La souffrance – Une messagère de passage

La souffrance – Une messagère de passage

2018-12-14 0 Par Brigitte Harouni

De quelle souffrance cela fait-il symptôme?
Michel De Certeau

Un pèlerinage, qu’il soit dans le Languedoc ou en Espagne, en Gaspésie ou sur l’île de Shikoku, tout aussi bucolique qu’il soit, ne peut être considéré comme des vacances. Il y a toujours cette part de souffrance omniprésente qui l’en distingue. Une souffrance qui peut se présenter sous diverses formes, à des degrés d’intensité variables. Mais une souffrance malgré tout. Étrangement, je dirais, une souffrance nécessaire. Tant qu’elle est raisonnable. Une souffrance qui permet, à celui qui y est attentif, de cheminer intérieurement. Une souffrance qui met en lumière certaines de nos zones sombres soigneusement claquemurées dans un coin de notre être.

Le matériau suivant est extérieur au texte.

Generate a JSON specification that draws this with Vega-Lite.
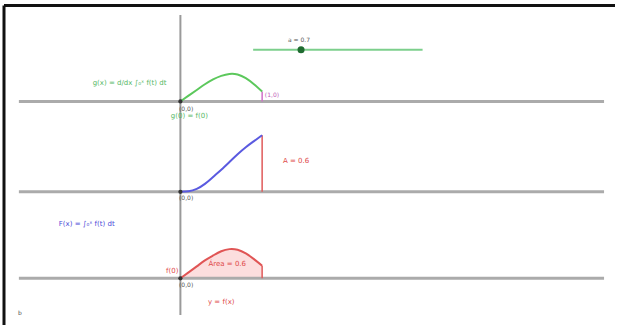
{
  "$schema": "https://vega.github.io/schema/vega-lite/v6.json",
  "width": 617,
  "height": 327,
  "padding": 0,
  "autosize": {"type": "fit", "contains": "padding"},
  "background": "white",
  "config": {"view": {"stroke": null}, "text": {"font": "DejaVu Sans", "fontSize": 7}},
  "datasets": {
    "curves": [
      {"series": "g", "x": 0.0, "y": 2.171}, {"series": "g", "x": 0.1, "y": 2.241}, {"series": "g", "x": 0.2, "y": 2.311},
      {"series": "g", "x": 0.3, "y": 2.381}, {"series": "g", "x": 0.4, "y": 2.441}, {"series": "g", "x": 0.5, "y": 2.484},
      {"series": "g", "x": 0.6, "y": 2.508}, {"series": "g", "x": 0.7, "y": 2.501}, {"series": "g", "x": 0.8, "y": 2.456},
      {"series": "g", "x": 0.9, "y": 2.381}, {"series": "g", "x": 1.0, "y": 2.291},
      {"series": "F", "x": 0.0, "y": 1.061}, {"series": "F", "x": 0.1, "y": 1.067}, {"series": "F", "x": 0.2, "y": 1.098},
      {"series": "F", "x": 0.3, "y": 1.159}, {"series": "F", "x": 0.4, "y": 1.244}, {"series": "F", "x": 0.5, "y": 1.332},
      {"series": "F", "x": 0.6, "y": 1.427}, {"series": "F", "x": 0.7, "y": 1.522}, {"series": "F", "x": 0.8, "y": 1.608},
      {"series": "F", "x": 0.9, "y": 1.683}, {"series": "F", "x": 1.0, "y": 1.756},
      {"series": "f", "x": 0.0, "y": 0.0}, {"series": "f", "x": 0.1, "y": 0.073}, {"series": "f", "x": 0.2, "y": 0.146},
      {"series": "f", "x": 0.3, "y": 0.22}, {"series": "f", "x": 0.4, "y": 0.28}, {"series": "f", "x": 0.5, "y": 0.332},
      {"series": "f", "x": 0.6, "y": 0.358}, {"series": "f", "x": 0.7, "y": 0.35}, {"series": "f", "x": 0.8, "y": 0.305},
      {"series": "f", "x": 0.9, "y": 0.235}, {"series": "f", "x": 1.0, "y": 0.155}
    ],
    "lines": [
      {"kind": "haxis", "x": -1.976, "x2": 5.183, "y": 2.171, "y2": 2.171},
      {"kind": "haxis", "x": -1.976, "x2": 5.183, "y": 1.061, "y2": 1.061},
      {"kind": "haxis", "x": -1.976, "x2": 5.183, "y": 0.0, "y2": 0.0},
      {"kind": "vaxis", "x": 0.0, "x2": 0.0, "y": 3.232, "y2": -0.451},
      {"kind": "frame", "x": -2.158, "x2": 5.317, "y": 3.348, "y2": 3.348},
      {"kind": "frame", "x": -2.158, "x2": -2.158, "y": 3.348, "y2": -0.573},
      {"kind": "slider", "x": 0.89, "x2": 2.963, "y": 2.805, "y2": 2.805},
      {"kind": "redline", "x": 1.0, "x2": 1.0, "y": 1.061, "y2": 1.756},
      {"kind": "redline", "x": 1.0, "x2": 1.0, "y": 0.0, "y2": 0.155},
      {"kind": "pinkline", "x": 1.0, "x2": 1.0, "y": 2.171, "y2": 2.291}
    ],
    "points": [
      {"kind": "slider", "x": 1.476, "y": 2.805},
      {"kind": "origin", "x": 0.0, "y": 2.171},
      {"kind": "origin", "x": 0.0, "y": 1.061},
      {"kind": "origin", "x": 0.0, "y": 0.0}
    ],
    "labels": [
      {"group": "green", "x": -0.622, "y": 2.402, "text": "g(x) = d/dx ∫₀ˣ f(t) dt"},
      {"group": "green", "x": 0.11, "y": 1.988, "text": "g(0) = f(0)"},
      {"group": "dark", "x": 1.451, "y": 2.927, "text": "a = 0.7"},
      {"group": "dark", "x": 0.07, "y": 2.08, "text": "(0,0)"},
      {"group": "dark", "x": 0.07, "y": 0.985, "text": "(0,0)"},
      {"group": "dark", "x": 0.07, "y": -0.085, "text": "(0,0)"},
      {"group": "dark", "x": -1.963, "y": -0.427, "text": "b"},
      {"group": "pink", "x": 1.12, "y": 2.244, "text": "(1,0)"},
      {"group": "red", "x": 1.415, "y": 1.439, "text": "A = 0.6"},
      {"group": "red", "x": 0.573, "y": 0.171, "text": "Área = 0.6"},
      {"group": "red", "x": 0.5, "y": -0.293, "text": "y = f(x)"},
      {"group": "red", "x": -0.1, "y": 0.085, "text": "f(0)"},
      {"group": "blue", "x": -1.146, "y": 0.671, "text": "F(x) = ∫₀ˣ f(t) dt"}
    ]
  },
  "encoding": {
    "x": {"field": "x", "type": "quantitative", "scale": {"domain": [-2.207, 5.317], "nice": false, "zero": false}, "axis": null},
    "y": {"field": "y", "type": "quantitative", "scale": {"domain": [-0.573, 3.415], "nice": false, "zero": false}, "axis": null}
  },
  "layer": [
    {
      "data": {"name": "curves"},
      "transform": [{"filter": "datum.series == 'f'"}],
      "mark": {"type": "area", "color": "#fcdede", "interpolate": "natural"},
      "encoding": {"y2": {"datum": 0}}
    },
    {
      "data": {"name": "lines"},
      "transform": [{"filter": "datum.kind == 'haxis'"}],
      "mark": {"type": "rule", "color": "#ababab", "strokeWidth": 3},
      "encoding": {"x2": {"field": "x2"}, "y2": {"field": "y2"}}
    },
    {
      "data": {"name": "lines"},
      "transform": [{"filter": "datum.kind == 'vaxis'"}],
      "mark": {"type": "rule", "color": "#9a9a9a", "strokeWidth": 2},
      "encoding": {"x2": {"field": "x2"}, "y2": {"field": "y2"}}
    },
    {
      "data": {"name": "lines"},
      "transform": [{"filter": "datum.kind == 'frame'"}],
      "mark": {"type": "rule", "color": "#111111", "strokeWidth": 3},
      "encoding": {"x2": {"field": "x2"}, "y2": {"field": "y2"}}
    },
    {
      "data": {"name": "lines"},
      "transform": [{"filter": "datum.kind == 'slider'"}],
      "mark": {"type": "rule", "color": "#7ccf8c", "strokeWidth": 2},
      "encoding": {"x2": {"field": "x2"}, "y2": {"field": "y2"}}
    },
    {
      "data": {"name": "lines"},
      "transform": [{"filter": "datum.kind == 'redline'"}],
      "mark": {"type": "rule", "color": "#e05a5a", "strokeWidth": 1.5},
      "encoding": {"x2": {"field": "x2"}, "y2": {"field": "y2"}}
    },
    {
      "data": {"name": "lines"},
      "transform": [{"filter": "datum.kind == 'pinkline'"}],
      "mark": {"type": "rule", "color": "#d070c8", "strokeWidth": 1.5},
      "encoding": {"x2": {"field": "x2"}, "y2": {"field": "y2"}}
    },
    {
      "data": {"name": "curves"},
      "mark": {"type": "line", "strokeWidth": 2, "interpolate": "natural"},
      "encoding": {
        "color": {"field": "series", "type": "nominal", "legend": null,
          "scale": {"domain": ["g", "F", "f"], "range": ["#5cc85c", "#5a5ae0", "#e05555"]}}
      }
    },
    {
      "data": {"name": "points"},
      "transform": [{"filter": "datum.kind == 'slider'"}],
      "mark": {"type": "point", "filled": true, "color": "#1f6b30", "size": 50, "opacity": 1}
    },
    {
      "data": {"name": "points"},
      "transform": [{"filter": "datum.kind == 'origin'"}],
      "mark": {"type": "point", "filled": true, "color": "#333333", "size": 18, "opacity": 1}
    },
    {
      "data": {"name": "labels"},
      "transform": [{"filter": "datum.group == 'green'"}],
      "mark": {"type": "text", "color": "#55b866", "align": "center", "baseline": "middle"},
      "encoding": {"text": {"field": "text"}}
    },
    {
      "data": {"name": "labels"},
      "transform": [{"filter": "datum.group == 'dark'"}],
      "mark": {"type": "text", "color": "#555555", "align": "center", "baseline": "middle", "fontSize": 6},
      "encoding": {"text": {"field": "text"}}
    },
    {
      "data": {"name": "labels"},
      "transform": [{"filter": "datum.group == 'pink'"}],
      "mark": {"type": "text", "color": "#c060b8", "align": "center", "baseline": "middle", "fontSize": 6},
      "encoding": {"text": {"field": "text"}}
    },
    {
      "data": {"name": "labels"},
      "transform": [{"filter": "datum.group == 'red'"}],
      "mark": {"type": "text", "color": "#e04a4a", "align": "center", "baseline": "middle"},
      "encoding": {"text": {"field": "text"}}
    },
    {
      "data": {"name": "labels"},
      "transform": [{"filter": "datum.group == 'blue'"}],
      "mark": {"type": "text", "color": "#4a4ad8", "align": "center", "baseline": "middle"},
      "encoding": {"text": {"field": "text"}}
    }
  ]
}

Ampoules, tendinites, maux de genou, de hanche, fatigue musculaire. Mais aussi, inconfort du changement perpétuel, stress de l’inconnu, angoisse de solitude, peur du manque. Que la souffrance soit physique ou psychologique, elle est un signal. Un message. Je dirais même, un message bien personnel. Car même si d’autres pèlerins vivent également une part de souffrance, leur douleur s’actualisera différemment. Alors pourquoi ce mal de genou plutôt qu’un mal de dos? Pourquoi la vie en dortoirs dérange certains mais en séduit d’autres? Pourquoi avoir peur d’être seule alors que tant de gens recherchent ce temps de paix solitaire? Pourquoi être la seule personne du groupe à avoir fait des tendinites sous les pieds? Que m’exprime ma douleur?

Ce signal est une alarme qui indique qu’une limite vient d’être dépassée. Quelque chose doit changer. Être à l’écoute de ce signal ne veut pas simplement dire de le soigner, le faire taire pour qu’il disparaisse. Cela laisserait croire que seul le corps souffre. Cela supposerait une distinction, une séparation, entre le corps et l’esprit, alors que c’est mon être qui souffre. Tout mon être. Au-delà de ce signal, c’est un message physique qu’il nous faut décoder. Une part de moi s’exprime. Face à cette souffrance, je peux soit l’endurer, considérant la douleur comme étant normale, comme étant un incontournable de la réalité pèlerine, soit m’en servir pour apprendre, pour m’apprendre et cheminer intérieurement. L’écouter. Me questionner. Remonter à sa source. Identifier cet élément personnel qui génère un comportement qui, lui, occasionne ce mal. Quelle limite ai-je franchie? Et pourquoi l’ai-je excédée? Qu’est-ce que ce mal dit de moi? Quel sens lui donner?

Étymologiquement, le mot souffrance vient de deux mots latins : « sub », préfixe signifiant « en dessous » et « ferre », qui veut dire « porter ».  La souffrance est un support. Lorsqu’on s’en fait une alliée, « un supporter », elle devient une assise, un appui qui nous encourage à aller de l’avant, nous fait grandir psychologiquement, affectivement, spirituellement. Prendre le temps de se regarder en franchise et en vérité, considérer le message avec discernement et lucidité, c’est se défaire de certains enfermements qui génèrent des souffrances. C’est prendre soin de tout son être. C’est entamer un changement pour gagner en liberté.

Le pèlerinage, c’est bien plus que des vacances ou une longue randonnée sportivo-touristique. C’est un voyage à l’intérieur de soi, un regard sur le parcours de vie réalisé, l’opportunité de reprendre son souffle pour passer à une nouvelle étape. En prenant appui sur sa souffrance, c’est l’occasion d’aborder une transformation. Tout comme le grain de blé mis en terre doit mourir pour devenir une tige de blé, comme la chenille doit disparaître pour devenir papillon, il n’y a pas de croissance sans nouvelle naissance et pas de nouvelle naissance sans mort à ce que nous sommes. Pèleriner, c’est être un peu moins à la fin que ce qu’on était au début… un pas à la fois.